加古川という同じ一つの水系である以上、上流と下流とを2つに分ける要素はないのですから、流域という考え方を持って頂き、山林を所有する町だけではなく、下流の皆さん方と共に山を守らせて頂きたいと願います。


質疑・応答

Q 環境認証と市場流通(横山委員)
FSCというメキシコに本部を置く世界的な森林の環境認証があり、林業の振興地域から生産された木材にはFSC認証を付けて市場流通の便宜を図ろうとしています。加美町ではFSC認証についてどのように考えられているのでしょうか。
A 流通促進のための取り組み(戸田委員):

認証制度については私自身の勉強が至っておりませんので、そのような認証制度があるならば使えればいいなというのが現状です。
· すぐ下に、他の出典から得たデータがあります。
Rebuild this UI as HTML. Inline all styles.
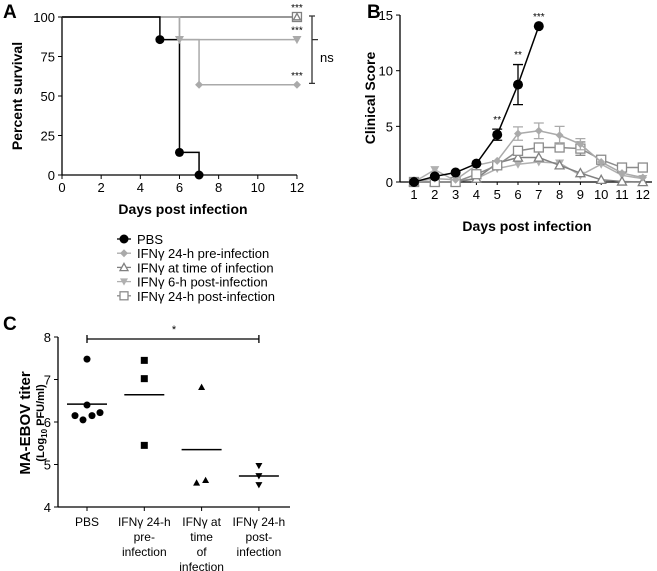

ただ間伐材搬出の問題に精力を注いでいるというのが実態であり、新しいエネルギービジョンである木質のバイオマスという形の検討を始めさせて頂いています。

Q 森林ボランティアについて(横山委員)
加美町の林業の実態から考え、都市住民の森林ボランティアとの共同作業の係わりについて前向きな検討がなされているのか、あるいは問題点等があればお聞かせ頂きたいと思います。
A ボランティアの現状と体験学習(戸田委員):

加美町でもボランティアの方に参加頂いておりますが、なかなか作業して頂く場ができないというのが実態であり、ボランティアによる山林労務は数が少ないのが現状であると理解頂きたいと思います。ただ青年の家で自然学校の受け入れをしており、枝打ちの学習や学習の場としての山林の提供については鋭意行っています。